[Plotting code records]
## begin
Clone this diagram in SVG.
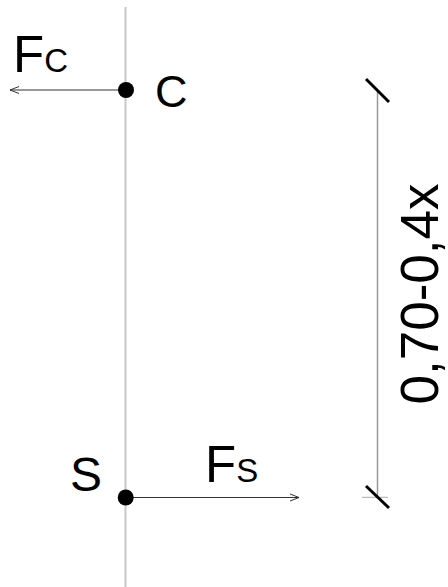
<svg xmlns="http://www.w3.org/2000/svg" width="448" height="587" viewBox="0 0 448 587">
<style>
text{font-family:"Liberation Sans",Arial,sans-serif;fill:#000}
.axis{stroke:#c8c8c8;stroke-width:2;fill:none}
.force{stroke:#333;stroke-width:1.2;fill:none}
.dim{stroke:#999;stroke-width:1.5;fill:none}
.ext{stroke:#aaa;stroke-width:1;fill:none}
.tick{stroke:#000;stroke-width:3;fill:none}
</style>
<defs>
<marker id="open" viewBox="0 0 10 10" refX="10" refY="5" markerWidth="10" markerHeight="10" markerUnits="userSpaceOnUse" orient="auto">
<path d="M1,1.5 L10,5 L1,8.5" stroke="#333" stroke-width="1" fill="none"/>
</marker>
</defs>
<rect width="448" height="587" fill="#fff"/>
<g id="connectors">
<line class="axis" x1="125.5" y1="7" x2="125.5" y2="587"/>
<line class="force" x1="125" y1="90" x2="10" y2="90" marker-end="url(#open)"/>
<line class="force" x1="126" y1="497.5" x2="299" y2="497.5" marker-end="url(#open)"/>
</g>
<g id="node-C">
<circle cx="126" cy="90" r="8" fill="#000"/>
<text x="155" y="107" font-size="45">C</text>
</g>
<g id="node-S">
<circle cx="125.7" cy="497.5" r="8" fill="#000"/>
<text x="70" y="491" font-size="48">S</text>
</g>
<g id="label-Fc">
<text x="13" y="72" font-size="51">F<tspan font-size="33">C</tspan></text>
</g>
<g id="label-Fs">
<text x="205" y="482" font-size="51">F<tspan font-size="33">S</tspan></text>
</g>
<g id="dimension">
<line class="dim" x1="377.5" y1="90.5" x2="377.5" y2="497"/>
<line class="ext" x1="362" y1="497.3" x2="388" y2="497.3"/>
<line class="tick" x1="366" y1="79" x2="389" y2="102"/>
<line class="tick" x1="366" y1="486" x2="389" y2="508"/>
<text transform="translate(438 294) rotate(-90)" text-anchor="middle" font-size="53">0,70-0,4x</text>
</g>
</svg>
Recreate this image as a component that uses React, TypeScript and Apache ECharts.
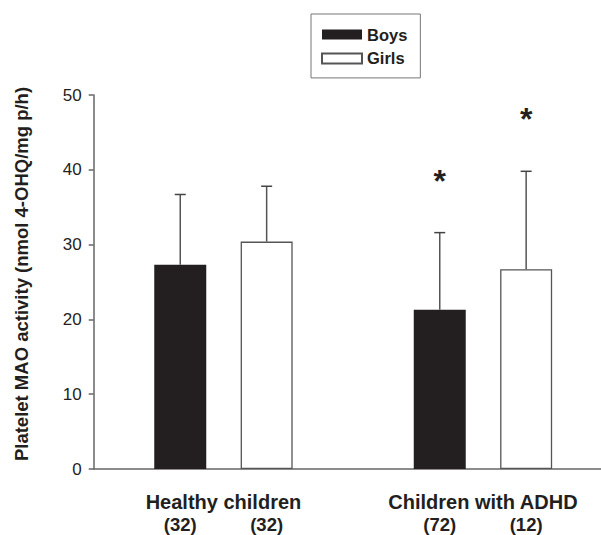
## end
• [WORK TO DO]:
Each line in the data that holds the string "this" should be found and copied.

• [THE ANSWER]:
Clone this diagram in SVG.
Recreate this image as a component that uses React, TypeScript and Apache ECharts.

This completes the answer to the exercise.